Gérard Grisey (1946-1998) fut l’élève d’Henri Dutilleux à l’École Normale de Musique en 1968. Si son approche scientifique du phénomène sonore, confortée par son séjour à Darmstadt en 1972, fait de lui le chef de file de la scission spectrale, il ne lisait pas pour autant la musique de Dutilleux comme le produit de la tradition, la simple continuité d’un héritage. Son témoignage, en 1994.
Henri Dutilleux Novateur !
Le génie de Dutilleux, c’est sans doute d’avoir su innover dans des sentiers si étroits que chacun les pensait désormais impraticables.
Une première lecture dévoile ce qui sous-tend la musique symphonique traditionnelle : contrepoint, harmonie, mélodie, orchestration y sont superbement maîtrisés.
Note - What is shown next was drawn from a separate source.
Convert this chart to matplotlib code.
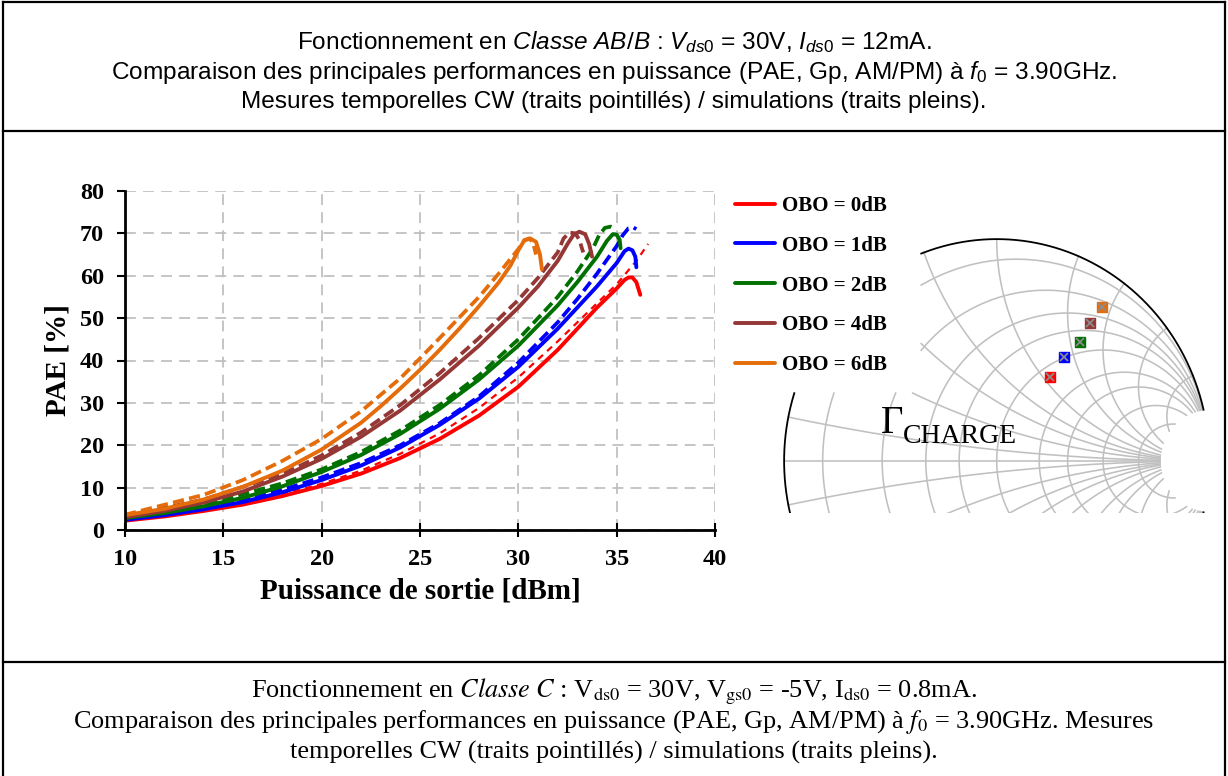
import numpy as np
import matplotlib
matplotlib.use("Agg")
import matplotlib.pyplot as plt
from matplotlib.lines import Line2D

plt.rcParams['mathtext.fontset'] = 'custom'
plt.rcParams['mathtext.rm'] = 'Liberation Sans'
plt.rcParams['mathtext.it'] = 'Liberation Sans:italic'

# ---- data (Pout in dBm, PAE in %) ----
legend_labels = ['OBO = 0dB', 'OBO = 1dB', 'OBO = 2dB', 'OBO = 4dB', 'OBO = 6dB']
curve_colors = ['#ff0000', '#0000ff', '#007000', '#953735', '#e46c0a']

# simulations (solid)
sim0_x = [10, 12, 14, 16, 18, 20, 22, 24, 26, 28, 30, 32, 34, 35, 35.4, 35.6, 35.8, 36.0, 36.1, 36.2]
sim0_y = [2.2, 3.2, 4.5, 6.0, 8.0, 10.4, 13.3, 17.0, 21.5, 27.0, 33.8, 42.5, 52.5, 57.0, 59.0, 59.6, 59.6, 58.5, 57.0, 55.5]
sim1_x = [10, 12, 14, 16, 18, 20, 22, 24, 26, 28, 30, 32, 34, 35, 35.4, 35.6, 35.8, 35.95, 36.0]
sim1_y = [2.4, 3.5, 4.9, 6.6, 8.9, 11.8, 15.2, 19.5, 24.8, 31.0, 38.5, 47.5, 57.5, 63.0, 65.8, 66.4, 66.0, 64.5, 62.0]
sim2_x = [10, 12, 14, 16, 18, 20, 22, 24, 26, 28, 30, 32, 33, 34, 34.5, 34.8, 35.0, 35.15, 35.2]
sim2_y = [2.8, 4.0, 5.6, 7.6, 10.3, 13.7, 17.7, 22.7, 28.6, 35.5, 43.5, 53.0, 58.5, 64.5, 68.2, 69.8, 69.7, 68.5, 66.5]
sim4_x = [10, 12, 14, 16, 18, 20, 22, 24, 26, 28, 30, 31, 32, 32.5, 32.8, 33.1, 33.4, 33.6, 33.75]
sim4_y = [3.0, 4.5, 6.5, 9.1, 12.6, 16.8, 22.0, 28.2, 35.5, 43.5, 52.5, 57.5, 63.5, 67.5, 69.6, 70.4, 69.8, 67.5, 64.5]
sim6_x = [10, 12, 14, 16, 18, 20, 22, 23, 24, 25, 26, 27, 28, 29, 29.6, 30.0, 30.3, 30.6, 30.9, 31.1, 31.2]
sim6_y = [3.5, 5.0, 7.2, 10.2, 14.0, 19.0, 25.3, 29.2, 33.4, 37.8, 42.5, 47.5, 52.8, 58.4, 62.4, 66.0, 68.3, 68.8, 68.0, 65.0, 61.5]

# CW measurements (dashed)
mes0_x = [10, 14, 18, 20, 22, 24, 26, 28, 30, 32, 34, 35, 36, 36.6]
mes0_y = [2.3, 4.7, 8.4, 10.9, 14.0, 18.0, 22.8, 28.8, 36.0, 44.5, 53.5, 58.0, 63.5, 67.5]
mes1_x = [10, 14, 18, 20, 22, 24, 26, 28, 30, 32, 33, 34, 35, 35.3, 35.6, 35.85, 36.0]
mes1_y = [2.6, 5.2, 9.5, 12.4, 15.8, 20.0, 25.2, 31.5, 39.5, 49.0, 54.5, 60.5, 67.0, 69.5, 71.2, 71.4, 71.0]
mes2_x = [10, 14, 18, 20, 22, 24, 26, 28, 30, 32, 33, 33.8, 34.1, 34.4, 34.7, 34.85]
mes2_y = [3.0, 5.9, 11.0, 14.3, 18.4, 23.5, 29.5, 36.5, 45.0, 55.0, 61.0, 66.5, 69.5, 71.3, 71.6, 71.3]
mes4_x = [10, 14, 18, 20, 22, 24, 26, 28, 30, 31, 32, 32.3, 32.6, 32.9, 33.1, 33.3]
mes4_y = [3.2, 7.2, 13.2, 17.6, 23.0, 29.5, 37.0, 45.3, 54.3, 59.5, 65.5, 68.8, 70.2, 70.0, 68.5, 65.5]
mes6_x = [10, 14, 16, 18, 20, 22, 24, 25, 26, 28, 29, 30, 30.3, 30.55, 30.75, 30.9]
mes6_y = [3.6, 8.3, 11.8, 16.3, 21.5, 28.0, 35.8, 40.5, 45.3, 55.0, 60.5, 66.3, 68.4, 68.8, 67.8, 65.0]

# load reflection coefficients (Smith chart markers)
gamma_re = [0.251, 0.316, 0.392, 0.439, 0.494]
gamma_im = [0.377, 0.467, 0.536, 0.623, 0.692]

smith_r = [0.1, 0.3, 0.5, 0.7, 1, 1.5, 2, 3, 5]
smith_x = [0.1, 0.3, 0.5, 0.7, 1, 1.5, 2, 3, 5]

W, H = 1228, 776
fig = plt.figure(figsize=(W / 100, H / 100), dpi=100)


def fx(px):
    return px / W


def fy(py):
    return 1 - py / H


# ---- frame lines ----
for (x0, y0, x1, y1) in [(3, 2, 1225, 2), (3, 131, 1225, 131), (3, 662, 1225, 662),
                         (3, 2, 3, 776), (1225, 2, 1225, 776)]:
    fig.add_artist(Line2D([fx(x0), fx(x1)], [fy(y0), fy(y1)], color='black', lw=1.6))

# ---- titles ----
top_lines = [r'Fonctionnement en $\mathit{Classe\ AB/B}$ : $V_{ds0}$ = 30V, $I_{ds0}$ = 12mA.',
             r'Comparaison des principales performances en puissance (PAE, Gp, AM/PM) à $f_0$ = 3.90GHz.',
             'Mesures temporelles CW (traits pointillés) / simulations (traits pleins).']
for i, s in enumerate(top_lines):
    fig.text(0.5, fy(42 + 30 * i), s, ha='center', va='center', fontsize=17.6,
             family='Liberation Sans')

bot_lines = [r'Fonctionnement en $\mathit{Classe\ C}$ : V$_{\mathrm{ds0}}$ = 30V, V$_{\mathrm{gs0}}$ = -5V, I$_{\mathrm{ds0}}$ = 0.8mA.',
             r'Comparaison des principales performances en puissance (PAE, Gp, AM/PM) à $f_0$ = 3.90GHz. Mesures',
             'temporelles CW (traits pointillés) / simulations (traits pleins).']
for i, s in enumerate(bot_lines):
    fig.text(0.5, fy(692 + 30 * i), s, ha='center', va='center', fontsize=18.9,
             family='Liberation Serif', math_fontfamily='stix')

# ---- PAE plot ----
ax = fig.add_axes([fx(125), fy(530), fx(715) - fx(125), fy(191) - fy(530)])
sims = [(sim0_x, sim0_y), (sim1_x, sim1_y), (sim2_x, sim2_y), (sim4_x, sim4_y), (sim6_x, sim6_y)]
mess = [(mes0_x, mes0_y), (mes1_x, mes1_y), (mes2_x, mes2_y), (mes4_x, mes4_y), (mes6_x, mes6_y)]
handles = []
for i, c in enumerate(curve_colors):
    if i == 0:
        ax.plot(*mess[i], color=c, lw=1.6, dashes=(3, 2.5), solid_joinstyle='round')
    else:
        ax.plot(*mess[i], color=c, lw=2.7, dashes=(3, 1.4), solid_joinstyle='round')
    h, = ax.plot(*sims[i], color=c, lw=2.8, solid_capstyle='round', solid_joinstyle='round')
    handles.append(h)

ax.set_xlim(10, 40)
ax.set_ylim(0, 80)
ax.set_xticks(range(10, 41, 5))
ax.set_yticks(range(0, 81, 10))
ax.grid(True, color='#c0c0c0', lw=1.3, dashes=(6, 4))
ax.set_axisbelow(True)
for s in ['top', 'right']:
    ax.spines[s].set_visible(False)
for s in ['left', 'bottom']:
    ax.spines[s].set_linewidth(2)
ax.tick_params(axis='y', direction='out', length=6, width=1.5, pad=9)
ax.tick_params(axis='x', direction='inout', length=10, width=1.5, pad=9)
for lab in ax.get_xticklabels() + ax.get_yticklabels():
    lab.set_fontfamily('Liberation Serif')
    lab.set_fontweight('bold')
    lab.set_fontsize(17.5)
ax.set_xlabel('Puissance de sortie [dBm]', fontsize=21, fontweight='bold',
              family='Liberation Serif', labelpad=5)
ax.set_ylabel('PAE [%]', fontsize=21, fontweight='bold', family='Liberation Serif',
              labelpad=6)

# ---- Smith chart ----
sx = 212.7  # px per unit of gamma (horizontal)
sy = 222.0  # px per unit of gamma (vertical)
gx0, gy0 = 996.7, 461.0
axs = fig.add_axes([fx(gx0 - 1.02 * sx), fy(513), 2.04 * sx / W, (1.02 * sy + 52) / H])
axs.set_xlim(-1.02, 1.02)
axs.set_ylim(-52 / sy, 1.02)
axs.axis('off')


def masked(gx, gy):
    ok = (gx ** 2 + gy ** 2 <= 1.0005) & ((gx - 1) ** 2 + gy ** 2 >= 0.232 ** 2)
    ok &= ~((gx < -0.355) & (gy > 0.306))
    gx = np.where(ok, gx, np.nan)
    gy = np.where(ok, gy, np.nan)
    return gx, gy


t = np.linspace(0, 2 * np.pi, 6000)
grid_kw = dict(color='#c0c0c0', lw=1.15)
for r in smith_r:
    cx, rad = r / (1 + r), 1 / (1 + r)
    axs.plot(*masked(cx + rad * np.cos(t), rad * np.sin(t)), **grid_kw)
tt = np.linspace(0, 2 * np.pi, 60000)
for xv in smith_x:
    for sgn in (1, -1):
        axs.plot(*masked(1 + (1 / xv) * np.cos(tt), sgn / xv + (1 / xv) * np.sin(tt)), **grid_kw)
ll = np.linspace(-1, 1, 500)
axs.plot(*masked(ll, np.zeros_like(ll)), **grid_kw)
axs.plot(*masked(0.9995 * np.cos(t), 0.9995 * np.sin(t)), color='black', lw=1.3)

for gr, gi, c in zip(gamma_re, gamma_im, curve_colors):
    axs.plot(gr, gi, marker='s', ms=7, color=c, ls='none')
    axs.plot(gr, gi, marker='x', ms=6, mew=1.3, color='#8c8c8c', ls='none')

fig.text(fx(881), fy(433), '\u0393', fontsize=28, family='Liberation Serif', va='baseline')
fig.text(fx(903), fy(443), 'CHARGE', fontsize=20, family='Liberation Serif', va='baseline')

# ---- legend ----
fig.legend(handles, legend_labels, loc='upper left', bbox_to_anchor=(fx(735), fy(196)),
           frameon=False, handlelength=1.9, handletextpad=0.35, labelspacing=0.95,
           borderpad=0, borderaxespad=0,
           prop={'family': 'Liberation Serif', 'weight': 'bold', 'size': 15})

fig.savefig('out.png', dpi=100)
Mais à l’écoute, tout bascule, car cette musique transcende instantanément les catégories qui la fondent. À l’orée du connu, à l’instant même où l’auditeur attentif croit connaître ou reconnaître telle formule, tel accord, tel rythme, Dutilleux esquive, détourne et leurre.
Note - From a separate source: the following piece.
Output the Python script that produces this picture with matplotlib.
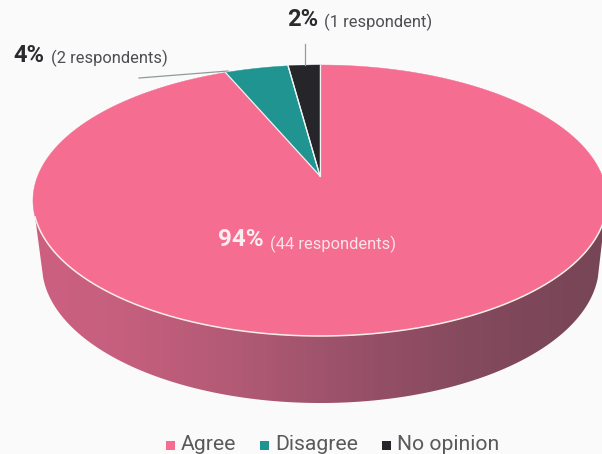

Son classicisme factice ne rassure que les bien-pensants et sa prodigieuse invention formelle est bien celle d’un homme du XXe siècle (celui de la psychanalyse et non du structuralisme). Il y a un “son” Dutilleux comme il y a un “son” Xenakis, même si l’innovation ne se trouve pas là où le XXe siècle a coutume de la déceler. Enfin, il y affleure des images sonores inconscientes que seule la musique est en mesure de révéler, et ceci d’autant plus violemment que le langage en est apparemment distant (les cris de Mozart — on le sait — sont bien plus bouleversants que ceux de Tchaïkovski).
Peut-être serons-nous un jour capable de reconnaître à Henri Dutilleux une place de novateur dans l’histoire d’une musique qui ne serait pas seulement celle du langage musical.
Gérard Grisey, “Henri Dutilleux Novateur !”, Revue musicale de Suisse Romande, n°3 (sept. 1994), p. 53, rééd. Écrits ou l’invention de la musique spectrale, Éditions MF, coll. “Percussions”, 2008, pp. 216-217.